Search the listing below for the string "draw" and show each line that contains it.

************

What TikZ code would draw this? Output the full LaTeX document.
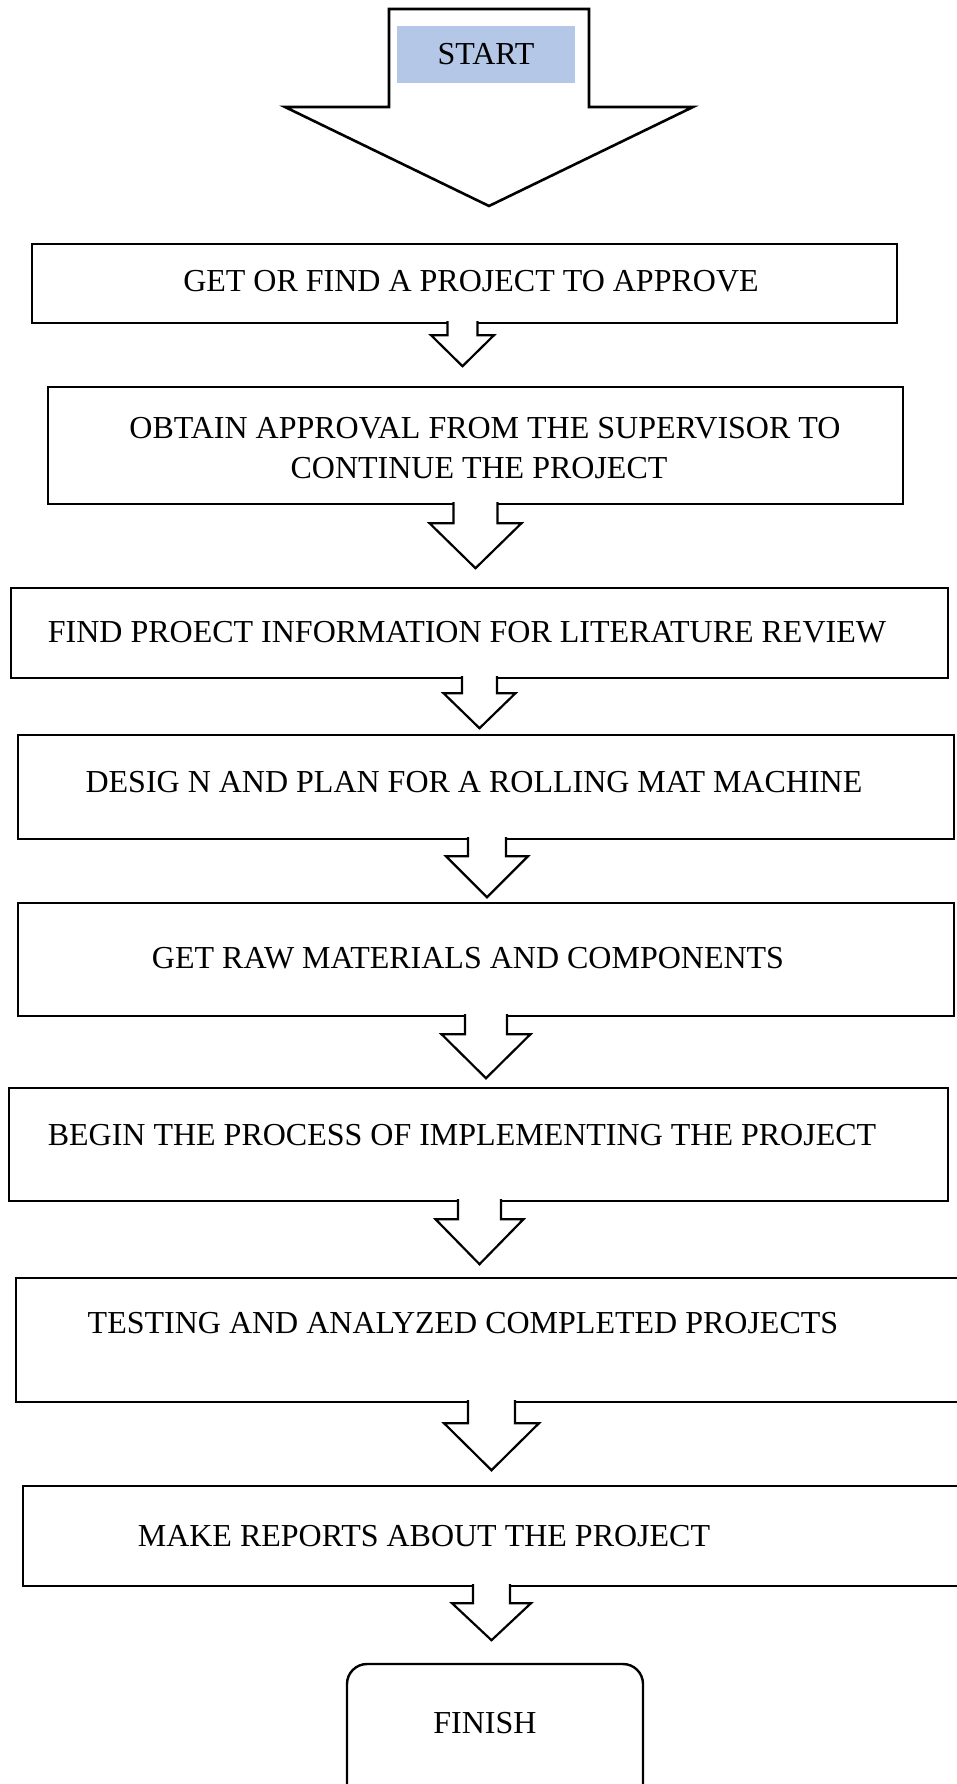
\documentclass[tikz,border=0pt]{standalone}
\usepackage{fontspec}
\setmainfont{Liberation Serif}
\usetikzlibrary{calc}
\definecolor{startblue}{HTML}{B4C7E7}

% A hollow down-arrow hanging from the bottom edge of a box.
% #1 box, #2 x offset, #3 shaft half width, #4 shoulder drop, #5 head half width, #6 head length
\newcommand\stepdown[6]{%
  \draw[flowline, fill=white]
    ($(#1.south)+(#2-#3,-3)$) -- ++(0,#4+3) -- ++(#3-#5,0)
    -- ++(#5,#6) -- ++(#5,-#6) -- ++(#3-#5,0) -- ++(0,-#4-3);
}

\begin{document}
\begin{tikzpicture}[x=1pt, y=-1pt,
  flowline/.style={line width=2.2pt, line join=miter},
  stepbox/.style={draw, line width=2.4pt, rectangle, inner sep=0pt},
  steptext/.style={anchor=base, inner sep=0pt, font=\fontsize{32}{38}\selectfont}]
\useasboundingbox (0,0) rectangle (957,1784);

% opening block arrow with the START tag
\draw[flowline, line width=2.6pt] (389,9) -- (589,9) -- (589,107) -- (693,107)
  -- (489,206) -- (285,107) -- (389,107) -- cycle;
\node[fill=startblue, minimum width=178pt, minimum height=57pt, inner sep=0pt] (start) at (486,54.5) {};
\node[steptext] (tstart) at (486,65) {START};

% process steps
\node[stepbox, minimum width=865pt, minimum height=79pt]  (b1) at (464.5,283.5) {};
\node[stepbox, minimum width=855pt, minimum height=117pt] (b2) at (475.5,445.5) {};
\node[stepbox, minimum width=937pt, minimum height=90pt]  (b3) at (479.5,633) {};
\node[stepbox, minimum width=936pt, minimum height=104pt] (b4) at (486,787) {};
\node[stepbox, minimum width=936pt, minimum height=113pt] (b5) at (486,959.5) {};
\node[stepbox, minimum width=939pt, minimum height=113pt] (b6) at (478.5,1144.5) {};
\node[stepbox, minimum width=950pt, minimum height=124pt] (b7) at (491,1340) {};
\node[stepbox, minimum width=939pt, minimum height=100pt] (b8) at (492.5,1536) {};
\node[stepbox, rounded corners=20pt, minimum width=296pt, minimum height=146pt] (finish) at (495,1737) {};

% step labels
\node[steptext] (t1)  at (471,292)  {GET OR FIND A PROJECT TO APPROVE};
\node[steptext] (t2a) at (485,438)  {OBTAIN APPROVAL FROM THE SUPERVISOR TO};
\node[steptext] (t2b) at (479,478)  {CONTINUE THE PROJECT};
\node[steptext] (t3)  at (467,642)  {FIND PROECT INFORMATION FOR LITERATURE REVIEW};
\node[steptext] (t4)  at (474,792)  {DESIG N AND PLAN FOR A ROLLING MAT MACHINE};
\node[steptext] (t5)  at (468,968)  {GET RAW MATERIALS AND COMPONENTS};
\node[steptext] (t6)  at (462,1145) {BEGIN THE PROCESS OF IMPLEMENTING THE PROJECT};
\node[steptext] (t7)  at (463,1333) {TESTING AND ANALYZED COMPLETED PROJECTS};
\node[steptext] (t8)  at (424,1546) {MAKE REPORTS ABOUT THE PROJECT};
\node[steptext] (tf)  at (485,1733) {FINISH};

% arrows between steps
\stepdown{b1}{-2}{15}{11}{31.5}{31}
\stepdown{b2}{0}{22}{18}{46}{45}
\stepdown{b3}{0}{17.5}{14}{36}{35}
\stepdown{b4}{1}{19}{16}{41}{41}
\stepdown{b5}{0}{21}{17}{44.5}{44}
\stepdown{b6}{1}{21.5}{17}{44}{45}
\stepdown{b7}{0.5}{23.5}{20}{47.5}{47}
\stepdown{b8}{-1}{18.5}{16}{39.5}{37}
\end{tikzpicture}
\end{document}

************

* SOLVED PROBLEM
What TikZ code would draw this? Output the full LaTeX document.
  \draw[flowline, fill=white]
  stepbox/.style={draw, line width=2.4pt, rectangle, inner sep=0pt},
\draw[flowline, line width=2.6pt] (389,9) -- (589,9) -- (589,107) -- (693,107)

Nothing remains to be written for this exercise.